Он вновь думает: а нужны ли мертвым переводы? Быть может, в миг перехода к небытию они узнают все, что следует знать.

Тиндейл говорит: «Любовь николиже отпадает».

* * *

Октябрь. Вулси, как всегда, председательствует на заседании королевского совета. Однако в судах с началом осенней сессии получают ход кляузы на кардинала. Вулси обвиняют в богатстве. В использовании власти. И особенно – в действии на основании полномочий, не применимых на английской земле, то есть в том, что кардинал добросовестно исполнял обязанности папского легата. На самом деле они хотят сказать, что Вулси – alter rex, второй король. Его милость всегда был властнее Генриха – и если это преступление, то кардинал в нем повинен.

И вот они уверенно вступают в Йоркский дворец, герцог Суффолк, герцог Норфолк: два великих пэра королевства. Суффолк с ощетиненной светлой бородой похож на свинью среди трюфелей; полнокровный краснолицый человек, вспоминает он, в присутствии которого кардиналу всегда становилось не по себе. Норфолк опасливо смотрит, как перерывают вещи кардинала, явно ожидая увидеть восковые фигурки, истыканные иголками. Возможно, и свою тоже. Кардинал заключил сделку с дьяволом, таково убеждение Норфолка.
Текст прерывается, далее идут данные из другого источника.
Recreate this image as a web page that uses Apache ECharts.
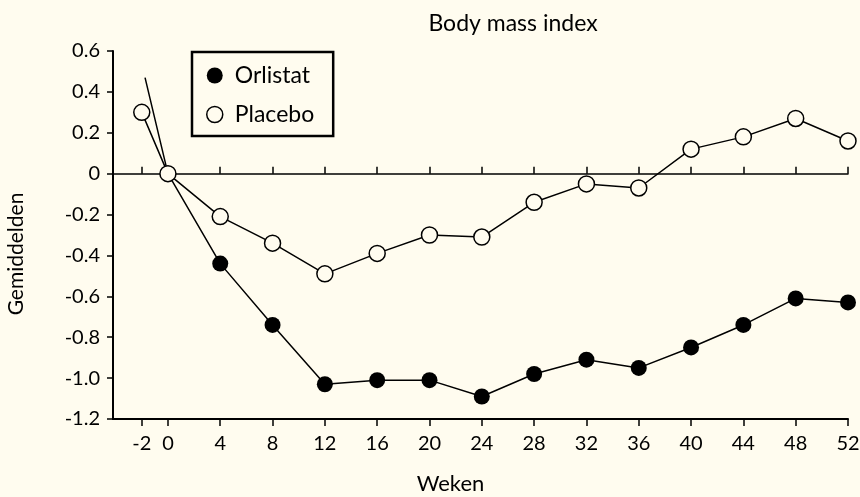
<!DOCTYPE html>
<html>
<head>
<meta charset="utf-8">
<script src="https://cdn.jsdelivr.net/npm/echarts@6/dist/echarts.min.js"></script>
<style>
  html, body { margin: 0; padding: 0; background: #fffcef; }
  #chart { width: 860px; height: 497px; }
</style>
</head>
<body>
<div id="chart"></div>
<script>
var weeks = [-2, 0, 4, 8, 12, 16, 20, 24, 28, 32, 36, 40, 44, 48, 52];
var placebo = [0.30, 0, -0.21, -0.34, -0.49, -0.39, -0.30, -0.31, -0.14, -0.05, -0.07, 0.12, 0.18, 0.27, 0.16];
// Orlistat: first point is the line start without marker, no marker at week 0
var orlistatWeeks = [-1.75, 0, 4, 8, 12, 16, 20, 24, 28, 32, 36, 40, 44, 48, 52];
var orlistat = [0.47, 0, -0.44, -0.74, -1.03, -1.01, -1.01, -1.09, -0.98, -0.91, -0.95, -0.85, -0.74, -0.61, -0.63];
var tickWeeks = [-2, 0, 4, 8, 12, 16, 20, 24, 28, 32, 36, 40, 44, 48, 52];

var bg = '#fffcef';
var font = 'Lato';

var placeboData = [];
for (var i = 0; i < weeks.length; i++) placeboData.push([weeks[i], placebo[i]]);
var orlistatData = [];
for (var i = 0; i < orlistatWeeks.length; i++) {
    var p = { value: [orlistatWeeks[i], orlistat[i]] };
    if (i < 2) p.symbol = 'none';
    orlistatData.push(p);
}

var chart = echarts.init(document.getElementById('chart'));

var option = {
    backgroundColor: bg,
    animation: false,
    title: {
        text: 'Body mass index',
        left: 508, top: 7, textAlign: 'center',
        textStyle: { fontFamily: font, fontWeight: 'normal', fontSize: 23, color: '#000' }
    },
    legend: {
        orient: 'vertical',
        left: 192, top: 52,
        padding: [12, 19, 10, 14],
        itemGap: 16,
        itemWidth: 16, itemHeight: 16,
        borderColor: '#000', borderWidth: 2.5,
        textStyle: { fontFamily: font, fontSize: 23, color: '#000', padding: [0, 0, 0, 7] },
        data: [
            { name: 'Orlistat', icon: 'circle', itemStyle: { color: '#000', borderWidth: 0 } },
            { name: 'Placebo', icon: 'circle', itemStyle: { color: bg, borderColor: '#000', borderWidth: 1.5 } }
        ]
    },
    grid: { left: 113, right: 12, top: 51, bottom: 78, outerBoundsMode: 'none' },
    xAxis: [
        {
            type: 'value', min: -4.2, max: 52,
            name: 'Weken', nameLocation: 'middle', nameGap: 54,
            nameTextStyle: { fontFamily: font, fontSize: 22, color: '#000', padding: [0, 60, 0, 0] },
            axisLine: { onZero: false, lineStyle: { color: '#000', width: 2 } },
            axisTick: { customValues: tickWeeks, length: 7, lineStyle: { color: '#000', width: 1.5 } },
            axisLabel: { customValues: tickWeeks, fontFamily: font, fontSize: 20, color: '#000', margin: 15 },
            splitLine: { show: false }
        },
        {
            type: 'value', min: -4.2, max: 52,
            axisLine: { onZero: true, lineStyle: { color: '#000', width: 1.5 } },
            axisTick: { customValues: tickWeeks, length: 7, lineStyle: { color: '#000', width: 1.5 } },
            axisLabel: { show: false },
            splitLine: { show: false }
        }
    ],
    yAxis: {
        type: 'value', min: -1.2, max: 0.6, interval: 0.2,
        name: 'Gemiddelden', nameLocation: 'middle', nameGap: 86,
        nameTextStyle: { fontFamily: font, fontSize: 21, color: '#000', padding: [0, 38, 0, 0] },
        axisLine: { show: true, onZero: false, lineStyle: { color: '#000', width: 2 } },
        axisTick: { show: true, length: 6, lineStyle: { color: '#000', width: 1.5 } },
        axisLabel: {
            fontFamily: font, fontSize: 20, color: '#000', margin: 13,
            formatter: function (v) {
                var r = Math.round(v * 10) / 10;
                return r === 0 ? '0' : r.toFixed(1);
            }
        },
        splitLine: { show: false }
    },
    series: [
        {
            name: 'Placebo', type: 'line', data: placeboData,
            symbol: 'circle', symbolSize: 16,
            itemStyle: { color: bg, borderColor: '#000', borderWidth: 1.5 },
            lineStyle: { color: '#000', width: 1.5 }
        },
        {
            name: 'Orlistat', type: 'line', data: orlistatData,
            symbol: 'circle', symbolSize: 16,
            itemStyle: { color: '#000' },
            lineStyle: { color: '#000', width: 1.5 }
        }
    ]
};

chart.setOption(option);
</script>
</body>
</html>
Он, Кромвель, отсылает их прочь. Они возвращаются. Возвращаются с новыми документами, новыми предписаниями, привозят начальника королевских архивов. Они забирают у милорда кардинала большую королевскую печать.

Норфолк смотрит на него искоса и вдруг усмехается своей хорьей усмешкой. К чему бы это?

– Загляните ко мне как-нибудь, – говорит Норфолк.

– Для чего, милорд?

Ответа нет. Герцог не имеет привычки объяснять свои слова.

– Когда?

– Можете не спешить, – говорит Норфолк. – Приходите, когда научитесь себя вести.

Это было 19 октября 1529 года.

III. Попытка не пытка

День всех святых, 1529

Хэллоуин: оболочка мира гноится и кровоточит. День, когда в чистилище подбивают счета, когда тамошние приказчики и ключники слушают молитвы живых об усопших.